Untitled (Dracula Series)

Billy Al Bengston
Untitled (Dracula Series)
Oil on canvas, 1959
10-1/2 x 9-1/4 inches
Gift of Ruth and Murray Gribin
2001.010.026

Untitled (Dracula Series) is from the first series of iris paintings that Billy Bengston completed in 1959. It is the theme that immediately precedes the chevrons, but it is one that he would not revisit until the 1970s. Karen Tsujimoto talks about the origins of Bengston’s titling of the series: “When Kenneth Price saw the first canvases based on this flower, with its petals looking like extended wings, he commented that it looked like Count Dracula flying through the window as he metamorphosed into a bat.

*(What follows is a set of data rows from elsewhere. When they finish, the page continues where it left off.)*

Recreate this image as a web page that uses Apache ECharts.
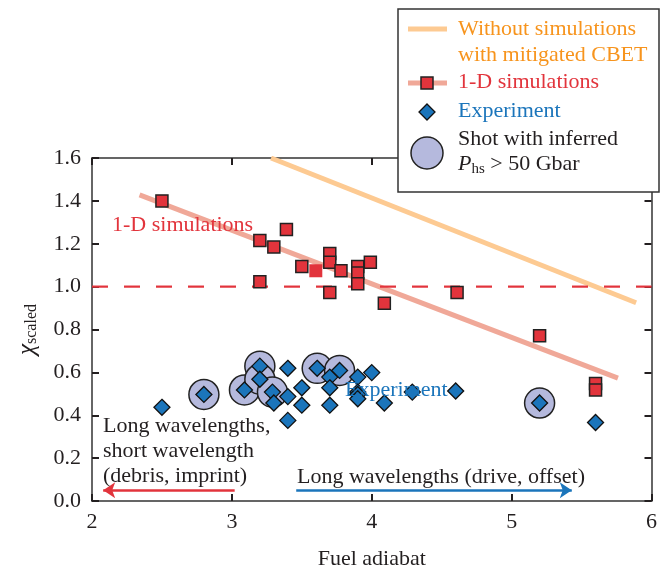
<!DOCTYPE html>
<html>
<head>
<meta charset="utf-8">
<script src="https://cdn.jsdelivr.net/npm/echarts@6/dist/echarts.min.js"></script>
<style>html,body{margin:0;padding:0;background:#fff}#c{width:660px;height:575px}</style>
</head>
<body>
<div id="c"></div>
<script>
// ---- data ----
var xTicks = [2, 3, 4, 5, 6];
var yTicks = ['0.0','0.2','0.4','0.6','0.8','1.0','1.2','1.4','1.6'];
// 1-D simulations (x = fuel adiabat, y = chi scaled)
var simPoints = [
  [2.5,1.40],[3.2,1.215],[3.3,1.185],[3.39,1.266],[3.2,1.023],[3.5,1.094],
  [3.7,1.155],[3.7,1.114],[3.7,0.973],[3.78,1.074],[3.9,1.094],[3.9,1.064],
  [3.9,1.013],[3.99,1.114],[4.09,0.922],[4.61,0.973],[5.2,0.771],[5.6,0.548],[5.6,0.518]
];
var simPointsNoEdge = [[3.6,1.074]];
// Experiment
var expPoints = [
  [2.5,0.437],[2.8,0.497],[3.09,0.518],[3.2,0.629],[3.2,0.568],[3.29,0.508],[3.3,0.457],
  [3.4,0.619],[3.4,0.487],[3.4,0.376],[3.5,0.528],[3.5,0.447],[3.61,0.619],[3.7,0.578],
  [3.7,0.528],[3.7,0.447],[3.77,0.609],[3.9,0.578],[3.9,0.508],[3.9,0.497],[3.9,0.477],
  [4.0,0.599],[4.09,0.457],[4.29,0.508],[4.6,0.513],[5.2,0.457],[5.6,0.366]
];
// Shots with inferred P_hs > 50 Gbar
var highPressure = [
  [2.8,0.497],[3.09,0.518],[3.2,0.629],[3.2,0.568],[3.29,0.508],[3.61,0.619],[3.77,0.609],[5.2,0.457]
];
// Trend lines
var withoutSimLine = [[3.28,1.60],[5.89,0.925]];
var simFitLine = [[2.34,1.428],[5.76,0.573]];
var unityLine = [[2,1.0],[6,1.0]];
// Arrows (annotations)
var shortArrow = [[3.02,0.05],[2.08,0.05]];
var longArrow = [[3.46,0.05],[5.43,0.05]];

var FONT = '"Liberation Serif","DejaVu Serif",serif';
var FS = 22;
var RED = '#e2343c', BLUE = '#1b75bb', ORANGE = '#f7941d', INK = '#231f20';
var FRAME = '#333';

var chart = echarts.init(document.getElementById('c'));

function axisCommon() {
  return {
    axisLine: {show: true, onZero: false, lineStyle: {color: FRAME, width: 1.5}},
    axisTick: {show: true, inside: true, length: 7, lineStyle: {color: INK, width: 2}},
    splitLine: {show: false}
  };
}

var option = {
  animation: false,
  backgroundColor: '#fff',
  grid: {left: 92, right: 5, top: 158, bottom: 71},
  xAxis: [
    Object.assign({type: 'value', min: 2, max: 6, interval: 1, position: 'bottom',
      name: 'Fuel adiabat', nameLocation: 'middle', nameGap: 47,
      nameTextStyle: {color: INK, fontFamily: FONT, fontSize: FS},
      axisLabel: {show: true, color: INK, fontFamily: FONT, fontSize: FS, margin: 10,
        formatter: function (v) { return xTicks.indexOf(v) >= 0 ? String(v) : ''; }}}, axisCommon()),
    Object.assign({type: 'value', min: 2, max: 6, interval: 1, position: 'top', axisLabel: {show: false}}, axisCommon())
  ],
  yAxis: [
    Object.assign({type: 'value', min: 0, max: 1.6, interval: 0.2, position: 'left',
      name: '{c|χ}{s|scaled}', nameLocation: 'middle', nameGap: 52, nameRotate: 90,
      nameTextStyle: {color: INK, fontFamily: FONT, fontSize: FS,
        rich: {c: {fontFamily: FONT, fontSize: 25, fontStyle: 'italic', color: INK},
               s: {fontFamily: FONT, fontSize: 16, color: INK, verticalAlign: 'bottom', padding: [9,0,0,0]}}},
      axisLabel: {show: true, color: INK, fontFamily: FONT, fontSize: FS, margin: 11,
        formatter: function (v) { return yTicks[Math.round(v / 0.2)] || ''; }}},
      axisCommon()),
    Object.assign({type: 'value', min: 0, max: 1.6, interval: 0.2, position: 'right', axisLabel: {show: false}}, axisCommon())
  ],
  series: [
    {type: 'line', data: withoutSimLine, symbol: 'none', silent: true, z: 2,
      lineStyle: {color: '#fdca92', width: 5}},
    {type: 'line', data: simFitLine, symbol: 'none', silent: true, z: 2,
      lineStyle: {color: '#f0a898', width: 5}},
    {type: 'line', data: unityLine, symbol: 'none', silent: true, z: 2,
      lineStyle: {color: RED, width: 2.2, type: [16, 16]}},
    {type: 'lines', coordinateSystem: 'cartesian2d', silent: true, z: 2,
      symbol: ['none', 'arrow'], symbolSize: 12,
      lineStyle: {color: RED, width: 2.5, opacity: 1, curveness: 0},
      data: [{coords: shortArrow}]},
    {type: 'lines', coordinateSystem: 'cartesian2d', silent: true, z: 2,
      symbol: ['none', 'arrow'], symbolSize: 12,
      lineStyle: {color: BLUE, width: 2.5, opacity: 1, curveness: 0},
      data: [{coords: longArrow}]},
    {type: 'scatter', data: highPressure, symbol: 'circle', symbolSize: 30, z: 3,
      itemStyle: {color: '#b5b9dd', borderColor: '#222', borderWidth: 1.5, opacity: 1}},
    {type: 'scatter', data: expPoints, symbol: 'diamond', symbolSize: [16, 16], z: 4,
      itemStyle: {color: BLUE, borderColor: '#111', borderWidth: 1.3, opacity: 1}},
    {type: 'scatter', data: simPoints, symbol: 'rect', symbolSize: 12, z: 5,
      itemStyle: {color: RED, borderColor: '#222', borderWidth: 1.5, opacity: 1}},
    {type: 'scatter', data: simPointsNoEdge, symbol: 'rect', symbolSize: 13, z: 5,
      itemStyle: {color: RED, opacity: 1}}
  ],
  graphic: [
    // in-plot annotations
    {type: 'text', left: 112, top: 214, z: 10, style: {text: '1-D simulations', fill: RED, font: FS + 'px ' + FONT}},
    {type: 'text', left: 345, top: 379, z: 10, style: {text: 'Experiment', fill: BLUE, font: FS + 'px ' + FONT}},
    {type: 'text', left: 103, top: 414, z: 10, style: {text: 'Long wavelengths,\nshort wavelength\n(debris, imprint)', fill: INK, font: FS + 'px ' + FONT, lineHeight: 25}},
    {type: 'text', left: 297, top: 466, z: 10, style: {text: 'Long wavelengths (drive, offset)', fill: INK, font: FS + 'px ' + FONT}},
    // legend box
    {type: 'rect', shape: {x: 398, y: 9, width: 261, height: 183}, z: 20,
      style: {fill: '#fff', stroke: '#333', lineWidth: 1.5}},
    {type: 'line', shape: {x1: 408, y1: 29, x2: 447, y2: 29}, z: 21, style: {stroke: '#fdca92', lineWidth: 5}},
    {type: 'text', left: 458, top: 16, z: 21, style: {text: 'Without simulations\nwith mitigated CBET', fill: ORANGE, font: FS + 'px ' + FONT, lineHeight: 26}},
    {type: 'line', shape: {x1: 408, y1: 83, x2: 447, y2: 83}, z: 21, style: {stroke: '#f0a898', lineWidth: 5}},
    {type: 'rect', shape: {x: 421, y: 77, width: 12, height: 12}, z: 22, style: {fill: RED, stroke: '#222', lineWidth: 1.5}},
    {type: 'text', left: 458, top: 71, z: 21, style: {text: '1-D simulations', fill: RED, font: FS + 'px ' + FONT}},
    {type: 'polygon', shape: {points: [[427, 104], [435, 112], [427, 120], [419, 112]]}, z: 21,
      style: {fill: BLUE, stroke: '#111', lineWidth: 1.3}},
    {type: 'text', left: 458, top: 100, z: 21, style: {text: 'Experiment', fill: BLUE, font: FS + 'px ' + FONT}},
    {type: 'circle', shape: {cx: 427, cy: 153, r: 16}, z: 21, style: {fill: '#b5b9dd', stroke: '#222', lineWidth: 1.5}},
    {type: 'text', left: 458, top: 128, z: 21, style: {text: 'Shot with inferred', fill: INK, font: FS + 'px ' + FONT}},
    {type: 'text', left: 458, top: 153, z: 21, style: {
      text: '{p|P}{s|hs}{n| > 50 Gbar}',
      rich: {p: {fontFamily: FONT, fontSize: FS, fontStyle: 'italic', fill: INK},
             s: {fontFamily: FONT, fontSize: 15, fill: INK, padding: [11, 0, 0, 0]},
             n: {fontFamily: FONT, fontSize: FS, fill: INK}}}}
  ]
};
chart.setOption(option);
</script>
</body>
</html>
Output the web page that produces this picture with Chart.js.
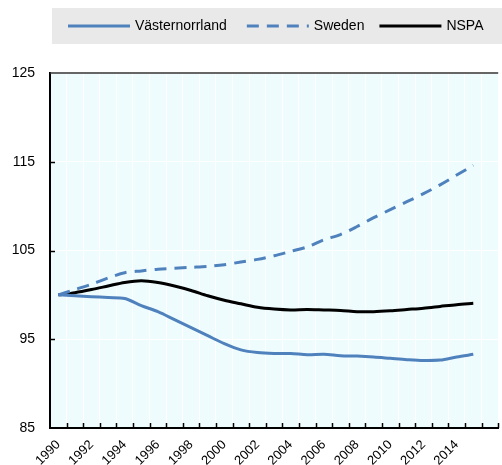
<!DOCTYPE html>
<html>
<head>
<meta charset="utf-8">
<script src="https://cdn.jsdelivr.net/npm/chart.js@4.4.1/dist/chart.umd.min.js"></script>
<style>
  html, body { margin: 0; padding: 0; background: #ffffff; overflow: hidden; }
  #wrap { position: absolute; left: 0; top: 0; width: 510px; height: 465px; }
</style>
</head>
<body>
<div id="wrap"><canvas id="chart" width="510" height="465"></canvas></div>
<script>
// Population index, 1990 = 100
const years = ['1990','1991','1992','1993','1994','1995','1996','1997','1998','1999',
               '2000','2001','2002','2003','2004','2005','2006','2007','2008','2009',
               '2010','2011','2012','2013','2014','2015','2016'];
const tickLabels = ['1990','1992','1994','1996','1998','2000','2002','2004','2006',
                    '2008','2010','2012','2014'];
const yTicks = [85, 95, 105, 115, 125];

const vasternorrland = [100, 99.9, 99.8, 99.7, 99.6, 98.8, 98.1, 97.2, 96.3, 95.4,
                        94.5, 93.8, 93.5, 93.4, 93.4, 93.25, 93.3, 93.15, 93.1, 93.0,
                        92.85, 92.7, 92.6, 92.65, 93.0, 93.3, null];
const sweden = [100, 100.6, 101.2, 101.9, 102.5, 102.7, 102.9, 103.0, 103.1, 103.2,
                103.4, 103.7, 104.0, 104.4, 104.9, 105.4, 106.2, 106.8, 107.7, 108.7,
                109.6, 110.5, 111.4, 112.4, 113.5, 114.6, null];
const nspa = [100, 100.25, 100.6, 101.0, 101.4, 101.6, 101.4, 101.0, 100.5, 99.9,
              99.4, 99.0, 98.6, 98.4, 98.3, 98.35, 98.3, 98.25, 98.1, 98.1,
              98.2, 98.35, 98.5, 98.7, 98.9, 99.05, null];

const BLUE = '#4f81bd';
const FONT = "'Liberation Sans', Arial, sans-serif";

const series = [
  { label: 'Västernorrland', data: vasternorrland, color: BLUE, dash: [] },
  { label: 'Sweden', data: sweden, color: BLUE, dash: [12, 8] },
  { label: 'NSPA', data: nspa, color: '#000000', dash: [] }
];

// plot background, frame and inward tick marks
const frame = {
  id: 'frame',
  beforeDraw(chart) {
    const { ctx, chartArea: a } = chart;
    ctx.save();
    ctx.fillStyle = '#effcfe';
    ctx.fillRect(a.left, a.top, a.right - a.left, a.bottom - a.top);
    ctx.restore();
  },
  afterDraw(chart) {
    const { ctx, chartArea: a, scales } = chart;
    ctx.save();
    ctx.strokeStyle = '#333333';
    ctx.lineWidth = 1.5;
    ctx.beginPath();
    ctx.moveTo(a.left, a.top);
    ctx.lineTo(a.right, a.top);
    ctx.stroke();

    ctx.strokeStyle = '#000000';
    ctx.lineWidth = 1.5;
    const x = scales.x;
    const half = (x.getPixelForValue(1) - x.getPixelForValue(0)) / 2;
    ctx.beginPath();
    for (let i = 0; i < years.length; i++) {
      const px = Math.round(x.getPixelForValue(i) + half) + 0.5;
      ctx.moveTo(px, a.bottom);
      ctx.lineTo(px, a.bottom - 5);
    }
    const y = scales.y;
    yTicks.slice(1, -1).forEach(v => {
      const py = Math.round(y.getPixelForValue(v)) + 0.5;
      ctx.moveTo(a.left, py);
      ctx.lineTo(a.left + 5, py);
    });
    ctx.stroke();
    ctx.restore();
  }
};

// legend band across the top
const legendBand = {
  id: 'legendBand',
  afterDraw(chart) {
    const ctx = chart.ctx;
    ctx.save();
    ctx.fillStyle = '#e9e9e9';
    ctx.fillRect(52, 8, chart.width - 52, 36);
    ctx.font = '14px ' + FONT;
    ctx.textBaseline = 'middle';
    let x = 68;
    const cy = 26;
    const gaps = [20, 15, 0];
    series.forEach((s, i) => {
      ctx.strokeStyle = s.color;
      ctx.lineWidth = 3;
      ctx.setLineDash(s.dash);
      ctx.beginPath();
      ctx.moveTo(x, cy);
      ctx.lineTo(x + 62, cy);
      ctx.stroke();
      ctx.setLineDash([]);
      x += 67;
      ctx.fillStyle = '#000000';
      ctx.fillText(s.label, x, cy);
      x += ctx.measureText(s.label).width + gaps[i];
    });
    ctx.restore();
  }
};

new Chart(document.getElementById('chart'), {
  type: 'line',
  data: {
    labels: years,
    datasets: series.map(s => ({
      label: s.label,
      data: s.data,
      borderColor: s.color,
      backgroundColor: s.color,
      borderWidth: 3,
      borderDash: s.dash,
      pointRadius: 0,
      tension: 0.3,
      fill: false
    }))
  },
  options: {
    responsive: false,
    animation: false,
    layout: { padding: { top: 73, right: 4, left: 0, bottom: 0 } },
    plugins: { legend: { display: false }, tooltip: { enabled: false } },
    scales: {
      x: {
        offset: true,
        grid: { offset: true, color: '#ffffff', lineWidth: 1, drawTicks: false },
        border: { color: '#000000', width: 2 },
        afterFit(s) { s.height = 37; },
        ticks: {
          autoSkip: false,
          maxRotation: 45,
          minRotation: 45,
          padding: 9,
          color: '#000000',
          font: { family: FONT, size: 13 },
          callback(v, i) { return tickLabels.includes(years[i]) ? years[i] : ''; }
        }
      },
      y: {
        min: 85,
        max: 125,
        afterBuildTicks(s) { s.ticks = yTicks.map(v => ({ value: v })); },
        grid: { color: '#ffffff', lineWidth: 1, drawTicks: false },
        border: { color: '#000000', width: 2 },
        afterFit(s) { s.width = 50; },
        ticks: {
          padding: 15,
          color: '#000000',
          font: { family: FONT, size: 14 }
        }
      }
    }
  },
  plugins: [frame, legendBand]
});
</script>
</body>
</html>
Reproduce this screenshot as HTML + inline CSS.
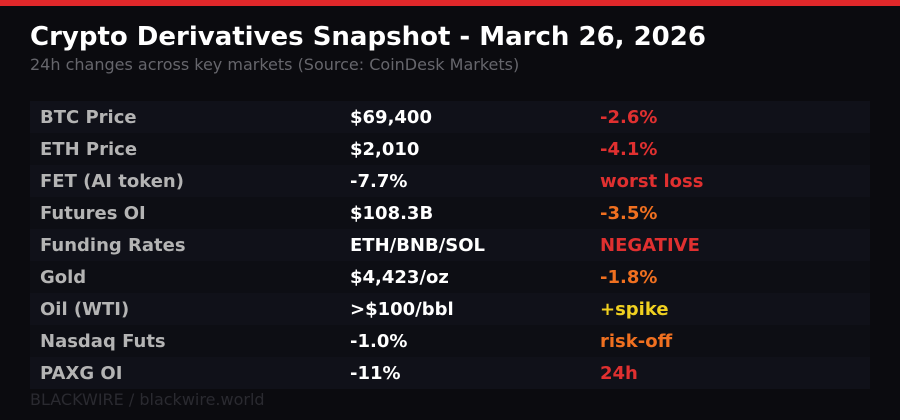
<!DOCTYPE html>
<html><head><meta charset="utf-8"><style>
body{margin:0;width:900px;height:420px;background:#0b0b0f;overflow:hidden;font-family:"DejaVu Sans","Liberation Sans",sans-serif;position:relative}
.bar{position:absolute;left:0;top:0;width:900px;height:6px;background:#e0282a}
.t{position:absolute;left:30px;top:22px;font-size:26px;font-weight:bold;color:#fff;white-space:nowrap}
.s{position:absolute;left:30px;top:55px;font-size:16px;color:#66666c;white-space:nowrap}
.row{position:absolute;left:30px;width:840px;height:32px;font-size:18px;font-weight:bold;line-height:34px}
.row span{position:absolute;white-space:nowrap}
.a{left:10px;color:#b4b4b4}.b{left:320px;color:#fff}.c{left:570px}
.r{color:#e03030}.o{color:#f07020}.y{color:#f0d020}
.f{position:absolute;left:30px;top:390px;font-size:16px;color:#2a2a30}
</style></head><body>
<div class="bar"></div>
<div class="t">Crypto Derivatives Snapshot - March 26, 2026</div>
<div class="s">24h changes across key markets (Source: CoinDesk Markets)</div>
<div class="row" style="top:101px;background:#101119"><span class="a">BTC Price</span><span class="b">$69,400</span><span class="c r">-2.6%</span></div>
<div class="row" style="top:133px;background:#0d0e14"><span class="a">ETH Price</span><span class="b">$2,010</span><span class="c r">-4.1%</span></div>
<div class="row" style="top:165px;background:#101119"><span class="a">FET (AI token)</span><span class="b">-7.7%</span><span class="c r">worst loss</span></div>
<div class="row" style="top:197px;background:#0d0e14"><span class="a">Futures OI</span><span class="b">$108.3B</span><span class="c o">-3.5%</span></div>
<div class="row" style="top:229px;background:#101119"><span class="a">Funding Rates</span><span class="b">ETH/BNB/SOL</span><span class="c r">NEGATIVE</span></div>
<div class="row" style="top:261px;background:#0d0e14"><span class="a">Gold</span><span class="b">$4,423/oz</span><span class="c o">-1.8%</span></div>
<div class="row" style="top:293px;background:#101119"><span class="a">Oil (WTI)</span><span class="b">&gt;$100/bbl</span><span class="c y">+spike</span></div>
<div class="row" style="top:325px;background:#0d0e14"><span class="a">Nasdaq Futs</span><span class="b">-1.0%</span><span class="c o">risk-off</span></div>
<div class="row" style="top:357px;background:#101119"><span class="a">PAXG OI</span><span class="b">-11%</span><span class="c r">24h</span></div>
<div class="f">BLACKWIRE / blackwire.world</div>
</body></html>
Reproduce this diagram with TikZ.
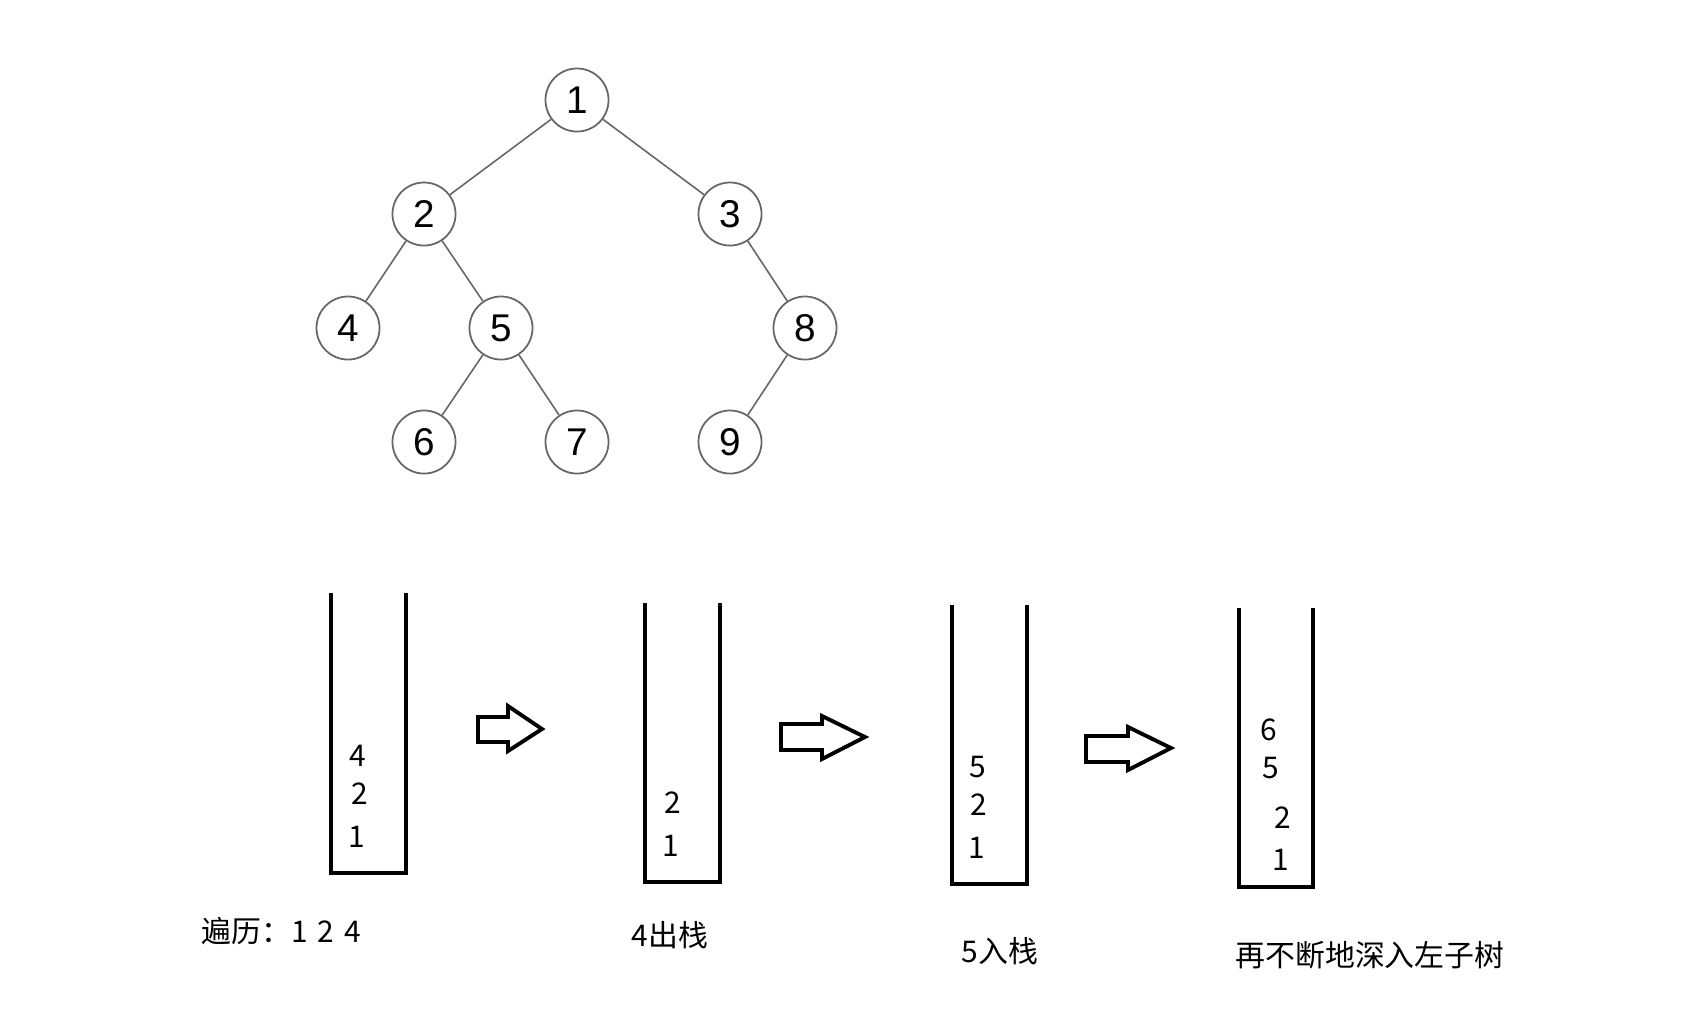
\documentclass[tikz,border=0pt]{standalone}
\usepackage{fontspec}
\setmainfont{Liberation Sans}
\newfontfamily\cjkfont{Noto Sans CJK SC}

\begin{document}
\begin{tikzpicture}[x=0.01cm, y=-0.01cm,
  treenode/.style={circle, draw=black!60, line width=0.5pt, minimum size=0.63cm, inner sep=0pt, font=\fontsize{11}{13}\selectfont},
  treeedge/.style={draw=black!60, line width=0.45pt},
  stackwall/.style={line width=1pt, line join=miter},
  stackitem/.style={font=\cjkfont\fontsize{8.5}{10}\selectfont, inner sep=0pt},
  bigarrow/.style={line width=1.1pt, line join=miter},
  caption/.style={font=\cjkfont\fontsize{8.5}{10}\selectfont, inner sep=0pt}]
\useasboundingbox (0,0) rectangle (1685,1014);
% Tree
\node[treenode] (n1) at (577,100) {1};
\node[treenode] (n2) at (424,214) {2};
\node[treenode] (n3) at (730,214) {3};
\node[treenode] (n4) at (348,328) {4};
\node[treenode] (n5) at (501,328) {5};
\node[treenode] (n8) at (805,328) {8};
\node[treenode] (n6) at (424,442) {6};
\node[treenode] (n7) at (577,442) {7};
\node[treenode] (n9) at (730,442) {9};
\foreach \a/\b in {n1/n2, n1/n3, n2/n4, n2/n5, n3/n8, n5/n6, n5/n7, n8/n9}
  \draw[treeedge] (\a) -- (\b);
% Stack 1
\draw[stackwall] (331,593) -- (331,873) -- (406,873) -- (406,593);
\node[stackitem] (s1c) at (358,756) {4};
\node[stackitem] (s1b) at (360,794) {2};
\node[stackitem] (s1a) at (357,837) {1};
\node[caption, anchor=west] (cap1) at (201,931) {遍历：1\,\,2\,\,4};
% Arrow 1
\draw[bigarrow] (478,717) -- (508,717) -- (508,706) -- (542,729) -- (508,751) -- (508,742) -- (478,742) -- cycle;
% Stack 2
\draw[stackwall] (645,603) -- (645,882) -- (720,882) -- (720,603);
\node[stackitem] (s2b) at (673,803) {2};
\node[stackitem] (s2a) at (671,846) {1};
\node[caption] (cap2) at (670,935) {4出栈};
% Arrow 2
\draw[bigarrow] (781,724) -- (822,724) -- (822,716) -- (865,737) -- (822,759) -- (822,750) -- (781,750) -- cycle;
% Stack 3
\draw[stackwall] (952,605) -- (952,884) -- (1027,884) -- (1027,605);
\node[stackitem] (s3c) at (978,767) {5};
\node[stackitem] (s3b) at (979,805) {2};
\node[stackitem] (s3a) at (977,848) {1};
\node[caption] (cap3) at (1000,951) {5入栈};
% Arrow 3
\draw[bigarrow] (1086,736) -- (1128,736) -- (1128,727) -- (1171,748) -- (1128,770) -- (1128,762) -- (1086,762) -- cycle;
% Stack 4
\draw[stackwall] (1239,608) -- (1239,887) -- (1313,887) -- (1313,608);
\node[stackitem] (s4d) at (1269,730) {6};
\node[stackitem] (s4c) at (1271,768) {5};
\node[stackitem] (s4b) at (1283,818) {2};
\node[stackitem] (s4a) at (1281,860) {1};
\node[caption] (cap4) at (1370,955) {再不断地深入左子树};
\end{tikzpicture}
\end{document}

Bengston immediately responded to Price’s impromptu observation and, thus, the iris came to be known as a Dracula.” Bengston’s titles for the iris paintings in the Dracula series clearly draw the focus away from its subject matter.

Although also heraldic (French monarchs used fleur-de-lis—a symbol of the lily—emblems on flags, tapestries, shields, and armor), Bengston has referred to the iris as vaginal in reference. It is ironic that an artist so identified with the myth of the macho LA artist could work so fluently with imagery that would become the exclusive realm of feminists only a few years later. Feminist artist Judy Chicago, who is best known for developing flower-based vaginal iconography, would graduate with her MA in 1964 from UCLA and not premier the Dinner Party—arguably her most important flower-based vaginal iconography—until 1979. Of additional note is the high regard that Bengston held for Jay DeFeo, whom he knew as a fellow artist in the Ferus Gallery stable. DeFeo began work on The Rose in 1958, a piece she built over a six-year period, which, with its centralized imagery and flower reference, bears obvious similarities to Bengston’s iris paintings.